As the author takes his readers through this century via the eleven cases tried in Court Number One, it is almost like having a front-row seat in the courtroom from which to watch every act of each drama unfold.  Murder, sex, "deviancy," espionage, prison escapes and more fill this book, as do serious miscarriages of justice.  I don't use the term "front-row seat" loosely here -- as the author also states, "the metaphor of the theatre is constantly employed in accounts of trials in the twentieth century," a theme that resonates throughout this book.   

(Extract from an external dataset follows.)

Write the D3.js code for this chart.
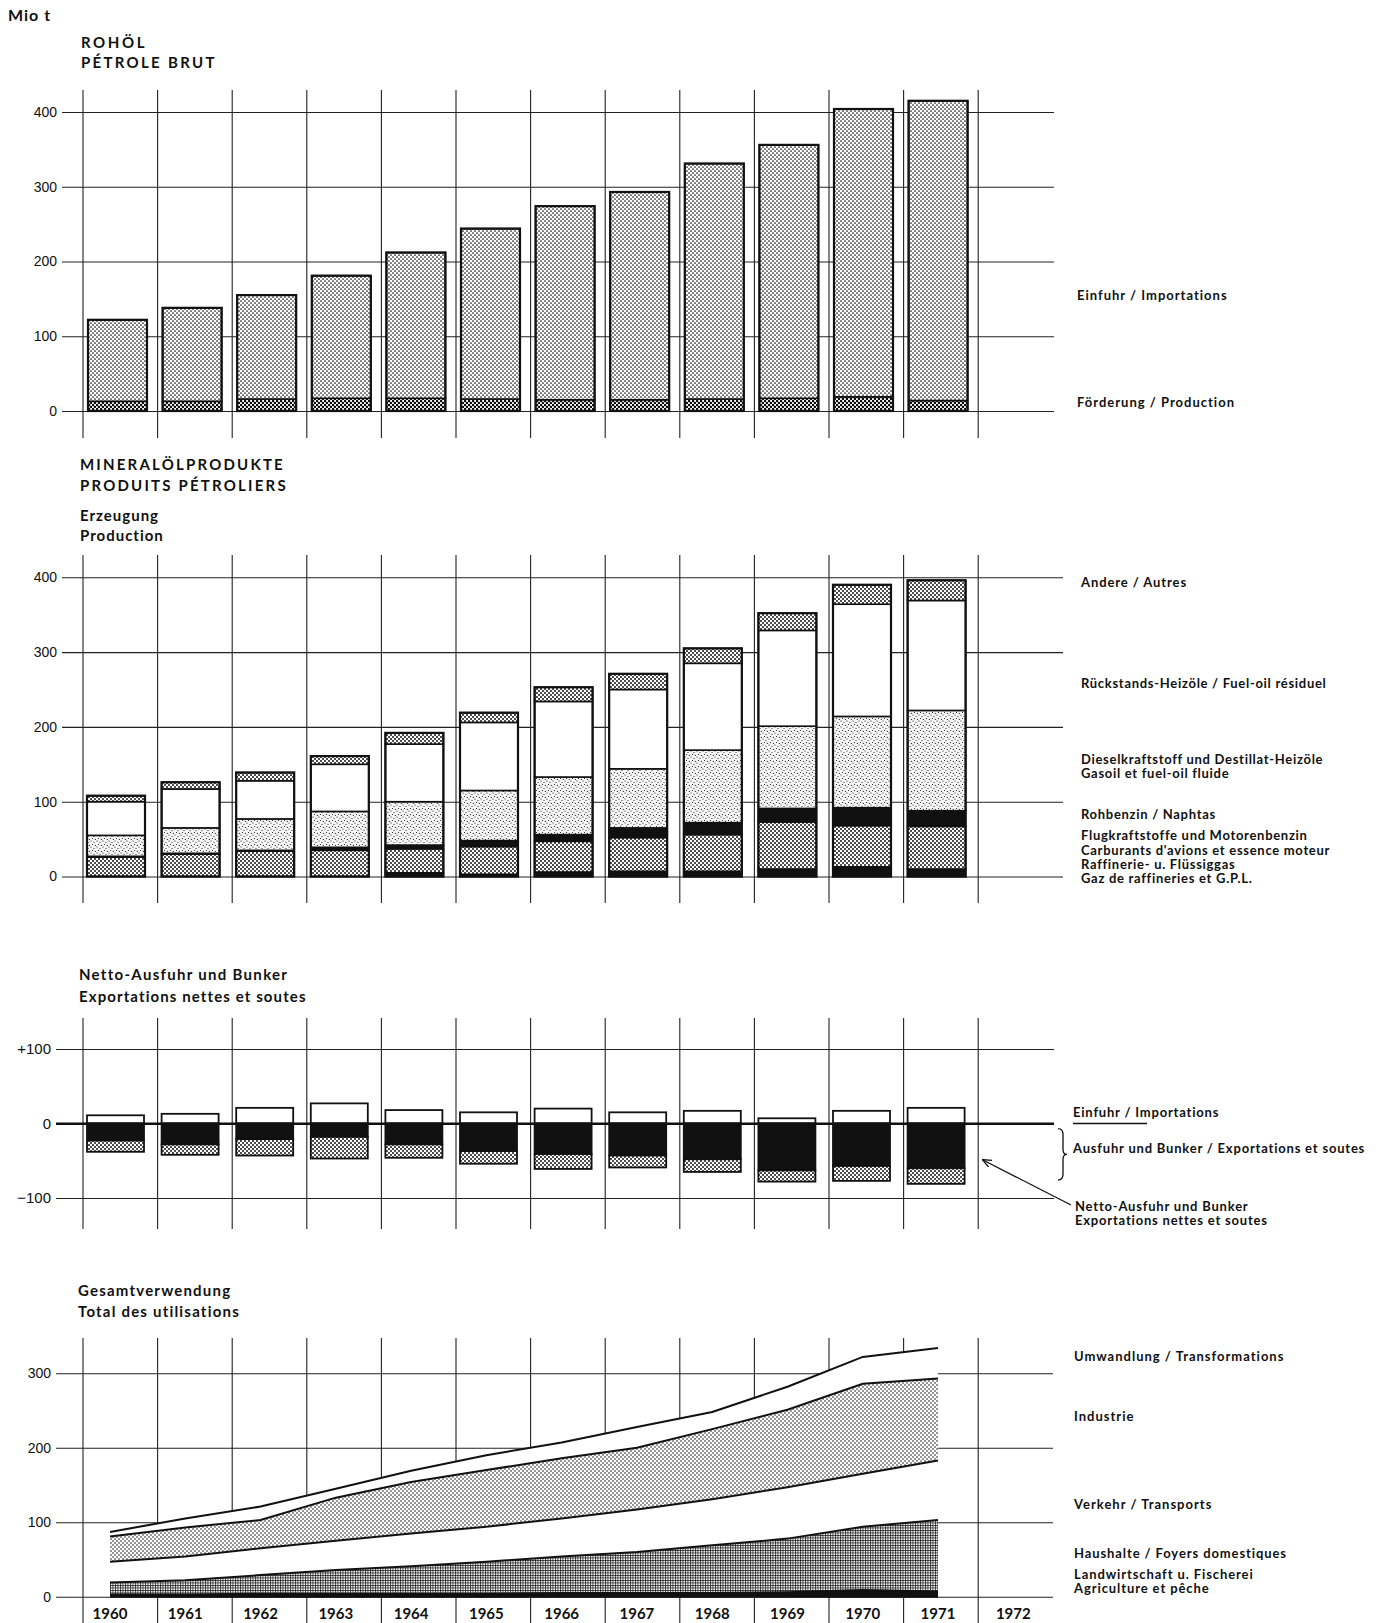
<!DOCTYPE html>
<html><head><meta charset="utf-8">
<script src="https://cdn.jsdelivr.net/npm/d3@7"></script>
<style>body{margin:0;background:#fff} svg{display:block}</style>
</head><body>
<script>
// ---------- DATA ----------
const years = [1960,1961,1962,1963,1964,1965,1966,1967,1968,1969,1970,1971];
const axisYears = [1960,1961,1962,1963,1964,1965,1966,1967,1968,1969,1970,1971,1972];

// Rohöl / Pétrole brut (Mio t)
const crudeProduction = [13,13,16,17,17,16,15,15,16,17,19,14];
const crudeImports    = [109,125,139,164,195,228,259,278,315,339,385,401];
const crudeTicks = [0,100,200,300,400];

// Mineralölprodukte – Erzeugung (stacked bottom → top)
const prodRefineryGas = [0,0,0,0,5,3,6,7,7,10,13,10];
const prodMotorSpirit = [26,30,34,35,32,37,41,45,49,63,55,57];
const prodNaphtha     = [1,1,1,4,5,8,9,13,16,18,24,21];
const prodGasoil      = [28,34,42,48,58,67,77,79,97,110,122,134];
const prodResidual    = [45,52,51,63,77,91,101,106,116,128,150,147];
const prodOther       = [8,9,11,11,15,13,19,21,20,23,26,27];
const prodTicks = [0,100,200,300,400];

// Netto-Ausfuhr und Bunker
const productImports          = [11,13,21,27,18,15,20,15,17,7,17,21];
const netExportsBunkers       = [23,28,21,18,28,37,41,43,48,63,57,60];
const exportsMatchingImports  = [15,14,22,29,18,17,20,16,17,15,20,21];
const tradeTicks = [-100,0,100];
const tradeTickLabels = ["\u2212100","0","+100"];

// Gesamtverwendung (stacked bottom → top)
const useAgriculture    = [3,3,4,4,4,4,5,5,5,6,9,7];
const useHouseholds     = [16,19,25,32,37,43,49,55,64,72,85,96];
const useTransport      = [28,32,36,39,44,47,51,57,62,69,71,80];
const useIndustry       = [34,39,38,58,69,76,81,83,94,104,121,110];
const useTransformation = [6,12,18,12,15,20,21,28,23,31,36,41];
const useTicks = [0,100,200,300];

// ---------- SETUP ----------
const W = 1381, H = 1623;
const svg = d3.select("body").append("svg").attr("width", W).attr("height", H)
  .style("font-family", "Lato, 'Open Sans', sans-serif");
const defs = svg.append("defs");

function dotPattern(id, size, r, pts, bg) {
  const p = defs.append("pattern").attr("id", id).attr("patternUnits", "userSpaceOnUse")
    .attr("width", size).attr("height", size);
  p.append("rect").attr("width", size).attr("height", size).attr("fill", bg || "#fff");
  pts.forEach(([cx, cy]) => p.append("circle").attr("cx", cx).attr("cy", cy).attr("r", r).attr("fill", "#111"));
}
dotPattern("pImp", 4, 0.85, [[1,1],[3,3]]);
dotPattern("pDark", 4, 1.3, [[1,1],[3,3]]);
dotPattern("pHatch", 4, 1.0, [[1,1],[3,3]]);
dotPattern("pInd", 4, 0.82, [[1,1],[3,3]]);
dotPattern("pLight", 6, 0.55, [[1,1],[4,2.5],[2.5,4.5],[5.3,5.4]], "#f6f6f6");
{
  const p = defs.append("pattern").attr("id", "pGrid").attr("patternUnits", "userSpaceOnUse")
    .attr("width", 2.5).attr("height", 2.5);
  p.append("rect").attr("width", 2.5).attr("height", 2.5).attr("fill", "#fff");
  p.append("path").attr("d", "M0 0.5H2.5M0.5 0V2.5").attr("stroke", "#111").attr("stroke-width", 0.75);
}
defs.append("marker").attr("id", "arrow").attr("viewBox", "0 0 10 10").attr("refX", 9).attr("refY", 5)
  .attr("markerWidth", 7).attr("markerHeight", 7).attr("orient", "auto")
  .append("path").attr("d", "M0 1 L10 5 L0 9").attr("fill", "none").attr("stroke", "#111").attr("stroke-width", 1.4);

const xCol = d3.scaleBand().domain(axisYears).range([83, 83 + 13 * 74.6]);
const xPt = d3.scaleLinear().domain([1960, 1972]).range([110, 1013.3]);

const gridColor = "#222";

function yAxis(g, y, ticks, labels, x0, x1, fontSize) {
  const ax = d3.axisLeft(y).tickValues(ticks).tickSize(-(x1 - x0)).tickPadding(5)
    .tickFormat((d, i) => labels ? labels[i] : d);
  const a = g.append("g").attr("transform", `translate(${x0},0)`).call(ax);
  a.select(".domain").remove();
  a.selectAll(".tick line").attr("stroke", gridColor).attr("stroke-width", 1.1);
  a.selectAll(".tick text").attr("font-family", "'Liberation Sans', Arial, sans-serif")
    .attr("font-size", fontSize || 14).attr("fill", "#111");
  return a;
}
function vGrid(g, top, bottom) {
  g.append("g").selectAll("line").data(axisYears).join("line")
    .attr("x1", d => xCol(d)).attr("x2", d => xCol(d))
    .attr("y1", top).attr("y2", bottom)
    .attr("stroke", gridColor).attr("stroke-width", 1.1);
}
function text(g, x, y, str, opts) {
  opts = opts || {};
  return g.append("text").attr("x", x).attr("y", y).text(str)
    .attr("font-size", opts.size || 13).attr("font-weight", opts.weight || 700)
    .attr("letter-spacing", opts.ls != null ? opts.ls : 0.8).attr("fill", "#111");
}
function stackedBars(g, y, layers, offset, width) {
  years.forEach((yr, i) => {
    let cum = 0;
    const x = xCol(yr) + offset;
    layers.forEach(L => {
      const v = L.values[i];
      if (v > 0) {
        g.append("rect").attr("x", x).attr("width", width)
          .attr("y", y(cum + v)).attr("height", y(cum) - y(cum + v))
          .attr("fill", L.fill).attr("stroke", "#111").attr("stroke-width", 1.6);
      }
      cum += v;
    });
    g.append("rect").attr("x", x).attr("width", width).attr("y", y(cum)).attr("height", y(0) - y(cum))
      .attr("fill", "none").attr("stroke", "#111").attr("stroke-width", 2.2);
  });
}

// ---------- HEADER ----------
text(svg, 8, 21, "Mio t", {size: 16, ls: 1});

// ---------- PANEL 1: ROHÖL ----------
{
  const g = svg.append("g");
  text(g, 81, 48, "ROHÖL", {size: 15, ls: 2.6});
  text(g, 81, 68, "PÉTROLE BRUT", {size: 15, ls: 2.3});
  const y = d3.scaleLinear().domain([0, 400]).range([411, 112]);
  vGrid(g, 90, 438);
  yAxis(g, y, crudeTicks, null, 62, 1054);
  stackedBars(g, y, [
    {values: crudeProduction, fill: "url(#pDark)"},
    {values: crudeImports, fill: "url(#pImp)"}
  ], 5, 59);
  text(g, 1077, 300, "Einfuhr / Importations", {ls: 1.0});
  text(g, 1077, 407, "Förderung / Production", {ls: 1.0});
}

// ---------- PANEL 2: MINERALÖLPRODUKTE ----------
{
  const g = svg.append("g");
  text(g, 80, 470, "MINERALÖLPRODUKTE", {size: 15, ls: 2.2});
  text(g, 80, 491, "PRODUITS PÉTROLIERS", {size: 15, ls: 2.2});
  text(g, 80, 521, "Erzeugung", {size: 15, ls: 1.0});
  text(g, 80, 541, "Production", {size: 15, ls: 1.0});
  const y = d3.scaleLinear().domain([0, 400]).range([876.5, 577.3]);
  vGrid(g, 555, 903);
  yAxis(g, y, prodTicks, null, 62, 1063);
  stackedBars(g, y, [
    {values: prodRefineryGas, fill: "#111"},
    {values: prodMotorSpirit, fill: "url(#pHatch)"},
    {values: prodNaphtha, fill: "#111"},
    {values: prodGasoil, fill: "url(#pLight)"},
    {values: prodResidual, fill: "#fff"},
    {values: prodOther, fill: "url(#pHatch)"}
  ], 4, 58);
  const lx = 1081;
  text(g, lx, 587, "Andere / Autres", {ls: 0.9});
  text(g, lx, 688, "Rückstands-Heizöle / Fuel-oil résiduel", {ls: 0.7});
  text(g, lx, 764, "Dieselkraftstoff und Destillat-Heizöle", {ls: 0.7});
  text(g, lx, 778, "Gasoil et fuel-oil fluide", {ls: 0.7});
  text(g, lx, 819, "Rohbenzin / Naphtas", {ls: 0.7});
  text(g, lx, 840, "Flugkraftstoffe und Motorenbenzin", {ls: 0.7});
  text(g, lx, 855, "Carburants d'avions et essence moteur", {ls: 0.7});
  text(g, lx, 869, "Raffinerie- u. Flüssiggas", {ls: 0.7});
  text(g, lx, 883, "Gaz de raffineries et G.P.L.", {ls: 0.7});
}

// ---------- PANEL 3: NETTO-AUSFUHR ----------
{
  const g = svg.append("g");
  text(g, 79, 980, "Netto-Ausfuhr und Bunker", {size: 15, ls: 1.3});
  text(g, 79, 1002, "Exportations nettes et soutes", {size: 15, ls: 1.1});
  const y = d3.scaleLinear().domain([-100, 100]).range([1198, 1049]);
  vGrid(g, 1018, 1229);
  const a = yAxis(g, y, tradeTicks, tradeTickLabels, 56, 1054, 15);
  a.selectAll(".tick line").filter(d => d === 0).attr("stroke-width", 2).attr("stroke", "#111");
  const off = 4, w = 57;
  years.forEach((yr, i) => {
    const x = xCol(yr) + off;
    g.append("rect").attr("x", x).attr("width", w).attr("y", y(productImports[i]))
      .attr("height", y(0) - y(productImports[i])).attr("fill", "#fff").attr("stroke", "#111").attr("stroke-width", 1.8);
    const n = netExportsBunkers[i], e = exportsMatchingImports[i];
    g.append("rect").attr("x", x).attr("width", w).attr("y", y(0))
      .attr("height", y(-n) - y(0)).attr("fill", "#111").attr("stroke", "#111").attr("stroke-width", 1.8);
    g.append("rect").attr("x", x).attr("width", w).attr("y", y(-n))
      .attr("height", y(-n - e) - y(-n)).attr("fill", "url(#pHatch)").attr("stroke", "#111").attr("stroke-width", 1.8);
  });
  g.append("line").attr("x1", 56).attr("x2", 1054).attr("y1", y(0)).attr("y2", y(0)).attr("stroke", "#111").attr("stroke-width", 2);
  g.append("line").attr("x1", 1073).attr("x2", 1147).attr("y1", y(0)).attr("y2", y(0)).attr("stroke", "#111").attr("stroke-width", 1.6);
  text(g, 1073, 1117, "Einfuhr / Importations", {ls: 0.8});
  // brace
  const b0 = y(-7), b1 = y(-76), bm = (b0 + b1) / 2;
  g.append("path").attr("d",
    `M1058,${b0} Q1063,${b0} 1063,${b0 + 6} L1063,${bm - 5} Q1063,${bm} 1067,${bm} Q1063,${bm} 1063,${bm + 5} L1063,${b1 - 6} Q1063,${b1} 1058,${b1}`)
    .attr("fill", "none").attr("stroke", "#111").attr("stroke-width", 1.3);
  text(g, 1073, 1153, "Ausfuhr und Bunker / Exportations et soutes", {ls: 0.8});
  g.append("line").attr("x1", 1071).attr("y1", 1205).attr("x2", 983).attr("y2", 1160)
    .attr("stroke", "#111").attr("stroke-width", 1.3).attr("marker-end", "url(#arrow)");
  text(g, 1075, 1211, "Netto-Ausfuhr und Bunker", {ls: 0.8});
  text(g, 1075, 1225, "Exportations nettes et soutes", {ls: 0.8});
}

// ---------- PANEL 4: GESAMTVERWENDUNG ----------
{
  const g = svg.append("g");
  text(g, 78, 1296, "Gesamtverwendung", {size: 15, ls: 1.2});
  text(g, 78, 1317, "Total des utilisations", {size: 15, ls: 1.2});
  const y = d3.scaleLinear().domain([0, 300]).range([1596.7, 1373.3]);
  vGrid(g, 1338, 1623);
  yAxis(g, y, useTicks, null, 56, 1053);
  const table = years.map((yr, i) => ({year: yr, agri: useAgriculture[i], hh: useHouseholds[i],
    tr: useTransport[i], ind: useIndustry[i], tf: useTransformation[i]}));
  const keys = ["agri", "hh", "tr", "ind", "tf"];
  const fills = {agri: "#111", hh: "url(#pGrid)", tr: "#fff", ind: "url(#pInd)", tf: "#fff"};
  const series = d3.stack().keys(keys)(table);
  const area = d3.area().x(d => xPt(d.data.year)).y0(d => y(d[0])).y1(d => y(d[1]));
  const line = d3.line().x(d => xPt(d.data.year)).y(d => y(d[1]));
  g.selectAll("path.area").data(series).join("path").attr("class", "area")
    .attr("d", area).attr("fill", s => fills[s.key]);
  g.selectAll("path.edge").data(series).join("path").attr("class", "edge")
    .attr("d", line).attr("fill", "none").attr("stroke", "#111").attr("stroke-width", 2);
  g.append("line").attr("x1", xPt(1960)).attr("x2", xPt(1971)).attr("y1", y(0)).attr("y2", y(0))
    .attr("stroke", "#111").attr("stroke-width", 2);
  g.selectAll("text.yr").data(axisYears).join("text").attr("class", "yr")
    .attr("x", d => xPt(d)).attr("y", 1619).attr("text-anchor", "middle")
    .attr("font-size", 15).attr("font-weight", 700).attr("fill", "#111").text(d => d);
  const lx = 1074;
  text(g, lx, 1361, "Umwandlung / Transformations", {ls: 1.0});
  text(g, lx, 1421, "Industrie", {ls: 1.0});
  text(g, lx, 1509, "Verkehr / Transports", {ls: 1.0});
  text(g, lx, 1558, "Haushalte / Foyers domestiques", {ls: 0.9});
  text(g, lx, 1579, "Landwirtschaft u. Fischerei", {ls: 0.9});
  text(g, lx, 1593, "Agriculture et pêche", {ls: 0.9});
}
</script>
</body></html>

Court Number One is likely not for a reader who wants just a quick look at these cases, because it takes time for the author to establish the current cultural/social/political scene, to examine past cases that reflect directly or indirectly on the ones under study here, and most importantly, to try to offer a window on  the changes from one period to another over the century that also had a bearing on the action in the courtroom.  In that sense, it does seem to meander a bit, but with purpose.  It is a job well done,  an extremely interesting and informative book that made for fascinating (and at times, spellbinding) reading.